-- Exercise description --
Repeat the data below exactly, dropping any pictures it holds.

-- Dataset excerpt --
______________________________
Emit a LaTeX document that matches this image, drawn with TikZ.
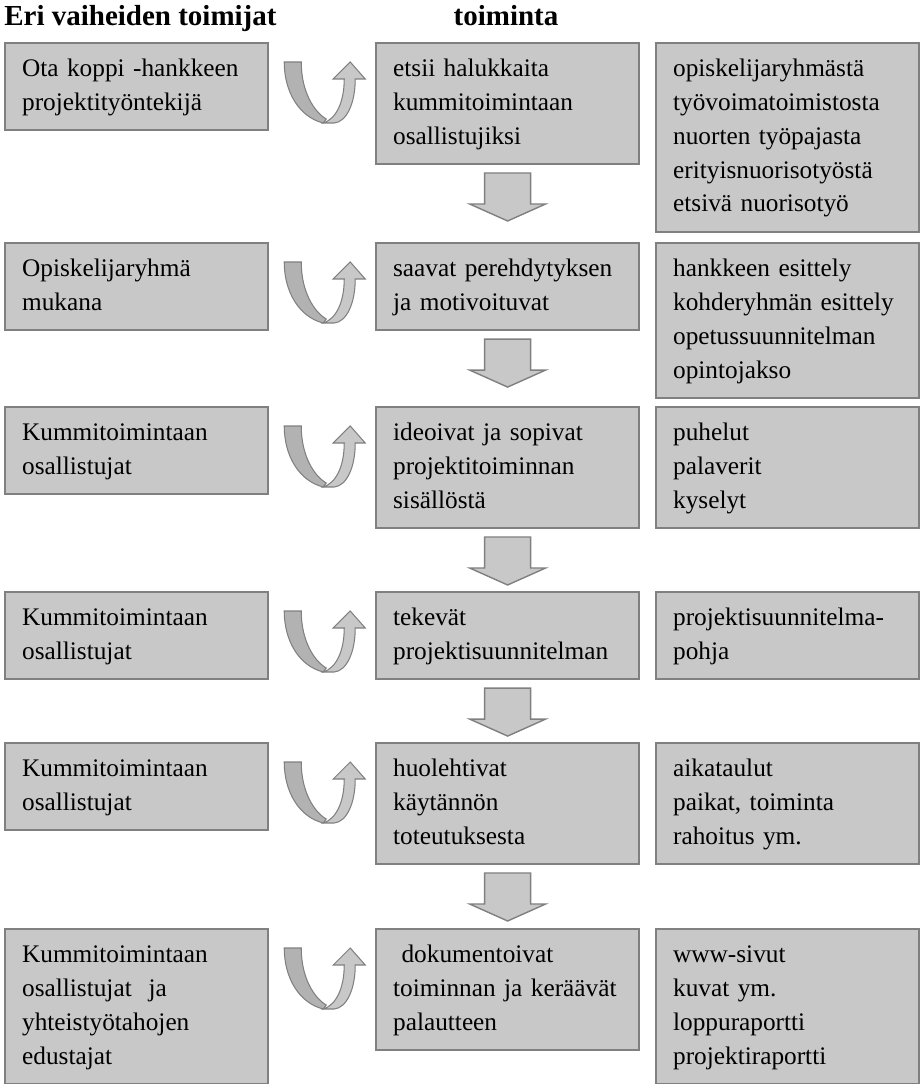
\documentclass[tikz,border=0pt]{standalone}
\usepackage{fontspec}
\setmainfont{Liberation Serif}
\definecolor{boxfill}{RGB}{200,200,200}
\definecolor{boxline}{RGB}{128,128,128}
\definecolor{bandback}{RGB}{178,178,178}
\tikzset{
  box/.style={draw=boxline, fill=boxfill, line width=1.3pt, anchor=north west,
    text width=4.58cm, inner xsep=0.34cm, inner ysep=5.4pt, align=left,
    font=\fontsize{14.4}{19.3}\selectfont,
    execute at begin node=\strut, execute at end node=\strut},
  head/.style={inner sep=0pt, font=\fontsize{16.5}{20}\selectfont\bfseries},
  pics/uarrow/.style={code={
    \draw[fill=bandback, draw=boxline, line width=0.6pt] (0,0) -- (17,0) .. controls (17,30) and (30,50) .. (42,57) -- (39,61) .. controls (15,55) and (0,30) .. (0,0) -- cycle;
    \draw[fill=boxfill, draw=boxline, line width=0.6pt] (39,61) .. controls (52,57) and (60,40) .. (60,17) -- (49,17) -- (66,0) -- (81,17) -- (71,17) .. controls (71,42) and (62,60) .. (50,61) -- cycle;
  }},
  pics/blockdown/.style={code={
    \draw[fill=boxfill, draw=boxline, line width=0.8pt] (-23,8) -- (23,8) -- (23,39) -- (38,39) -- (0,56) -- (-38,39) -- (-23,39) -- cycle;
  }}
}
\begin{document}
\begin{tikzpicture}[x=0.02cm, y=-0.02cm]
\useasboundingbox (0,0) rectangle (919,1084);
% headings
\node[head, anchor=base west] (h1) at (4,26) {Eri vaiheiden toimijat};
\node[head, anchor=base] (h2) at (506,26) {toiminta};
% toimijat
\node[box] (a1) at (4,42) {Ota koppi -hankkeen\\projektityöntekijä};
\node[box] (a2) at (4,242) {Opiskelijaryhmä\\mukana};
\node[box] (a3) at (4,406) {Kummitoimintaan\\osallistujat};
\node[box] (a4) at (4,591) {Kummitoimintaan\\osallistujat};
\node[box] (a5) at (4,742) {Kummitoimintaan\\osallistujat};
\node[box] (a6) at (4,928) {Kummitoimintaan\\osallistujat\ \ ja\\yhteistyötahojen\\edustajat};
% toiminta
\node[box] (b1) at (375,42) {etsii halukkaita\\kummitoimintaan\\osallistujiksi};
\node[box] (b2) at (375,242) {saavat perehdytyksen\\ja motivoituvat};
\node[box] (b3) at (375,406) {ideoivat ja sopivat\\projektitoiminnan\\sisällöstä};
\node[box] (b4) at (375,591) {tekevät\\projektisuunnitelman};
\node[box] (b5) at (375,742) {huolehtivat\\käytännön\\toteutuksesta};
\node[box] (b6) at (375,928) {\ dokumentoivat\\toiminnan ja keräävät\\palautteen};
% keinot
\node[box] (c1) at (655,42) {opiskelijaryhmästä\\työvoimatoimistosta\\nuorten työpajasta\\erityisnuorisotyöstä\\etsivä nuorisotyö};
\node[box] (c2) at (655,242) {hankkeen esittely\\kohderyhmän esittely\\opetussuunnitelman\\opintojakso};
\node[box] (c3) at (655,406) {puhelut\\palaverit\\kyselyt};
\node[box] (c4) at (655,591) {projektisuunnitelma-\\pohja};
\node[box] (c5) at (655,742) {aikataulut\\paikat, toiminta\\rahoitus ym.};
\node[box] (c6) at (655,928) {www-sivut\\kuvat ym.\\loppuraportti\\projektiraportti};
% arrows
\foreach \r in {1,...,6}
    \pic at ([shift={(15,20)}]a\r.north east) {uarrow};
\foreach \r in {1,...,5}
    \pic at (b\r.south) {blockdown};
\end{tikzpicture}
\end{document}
______________________________
-- Complete answer --
Emit a LaTeX document that matches this image, drawn with TikZ.
\documentclass[tikz,border=0pt]{standalone}
\usepackage{fontspec}
\setmainfont{Liberation Serif}
\definecolor{boxfill}{RGB}{200,200,200}
\definecolor{boxline}{RGB}{128,128,128}
\definecolor{bandback}{RGB}{178,178,178}
\tikzset{
  box/.style={draw=boxline, fill=boxfill, line width=1.3pt, anchor=north west,
    text width=4.58cm, inner xsep=0.34cm, inner ysep=5.4pt, align=left,
    font=\fontsize{14.4}{19.3}\selectfont,
    execute at begin node=\strut, execute at end node=\strut},
  head/.style={inner sep=0pt, font=\fontsize{16.5}{20}\selectfont\bfseries},
  pics/uarrow/.style={code={
    \draw[fill=bandback, draw=boxline, line width=0.6pt] (0,0) -- (17,0) .. controls (17,30) and (30,50) .. (42,57) -- (39,61) .. controls (15,55) and (0,30) .. (0,0) -- cycle;
    \draw[fill=boxfill, draw=boxline, line width=0.6pt] (39,61) .. controls (52,57) and (60,40) .. (60,17) -- (49,17) -- (66,0) -- (81,17) -- (71,17) .. controls (71,42) and (62,60) .. (50,61) -- cycle;
  }},
  pics/blockdown/.style={code={
    \draw[fill=boxfill, draw=boxline, line width=0.8pt] (-23,8) -- (23,8) -- (23,39) -- (38,39) -- (0,56) -- (-38,39) -- (-23,39) -- cycle;
  }}
}
\begin{document}
\begin{tikzpicture}[x=0.02cm, y=-0.02cm]
\useasboundingbox (0,0) rectangle (919,1084);
% headings
\node[head, anchor=base west] (h1) at (4,26) {Eri vaiheiden toimijat};
\node[head, anchor=base] (h2) at (506,26) {toiminta};
% toimijat
\node[box] (a1) at (4,42) {Ota koppi -hankkeen\\projektityöntekijä};
\node[box] (a2) at (4,242) {Opiskelijaryhmä\\mukana};
\node[box] (a3) at (4,406) {Kummitoimintaan\\osallistujat};
\node[box] (a4) at (4,591) {Kummitoimintaan\\osallistujat};
\node[box] (a5) at (4,742) {Kummitoimintaan\\osallistujat};
\node[box] (a6) at (4,928) {Kummitoimintaan\\osallistujat\ \ ja\\yhteistyötahojen\\edustajat};
% toiminta
\node[box] (b1) at (375,42) {etsii halukkaita\\kummitoimintaan\\osallistujiksi};
\node[box] (b2) at (375,242) {saavat perehdytyksen\\ja motivoituvat};
\node[box] (b3) at (375,406) {ideoivat ja sopivat\\projektitoiminnan\\sisällöstä};
\node[box] (b4) at (375,591) {tekevät\\projektisuunnitelman};
\node[box] (b5) at (375,742) {huolehtivat\\käytännön\\toteutuksesta};
\node[box] (b6) at (375,928) {\ dokumentoivat\\toiminnan ja keräävät\\palautteen};
% keinot
\node[box] (c1) at (655,42) {opiskelijaryhmästä\\työvoimatoimistosta\\nuorten työpajasta\\erityisnuorisotyöstä\\etsivä nuorisotyö};
\node[box] (c2) at (655,242) {hankkeen esittely\\kohderyhmän esittely\\opetussuunnitelman\\opintojakso};
\node[box] (c3) at (655,406) {puhelut\\palaverit\\kyselyt};
\node[box] (c4) at (655,591) {projektisuunnitelma-\\pohja};
\node[box] (c5) at (655,742) {aikataulut\\paikat, toiminta\\rahoitus ym.};
\node[box] (c6) at (655,928) {www-sivut\\kuvat ym.\\loppuraportti\\projektiraportti};
% arrows
\foreach \r in {1,...,6}
    \pic at ([shift={(15,20)}]a\r.north east) {uarrow};
\foreach \r in {1,...,5}
    \pic at (b\r.south) {blockdown};
\end{tikzpicture}
\end{document}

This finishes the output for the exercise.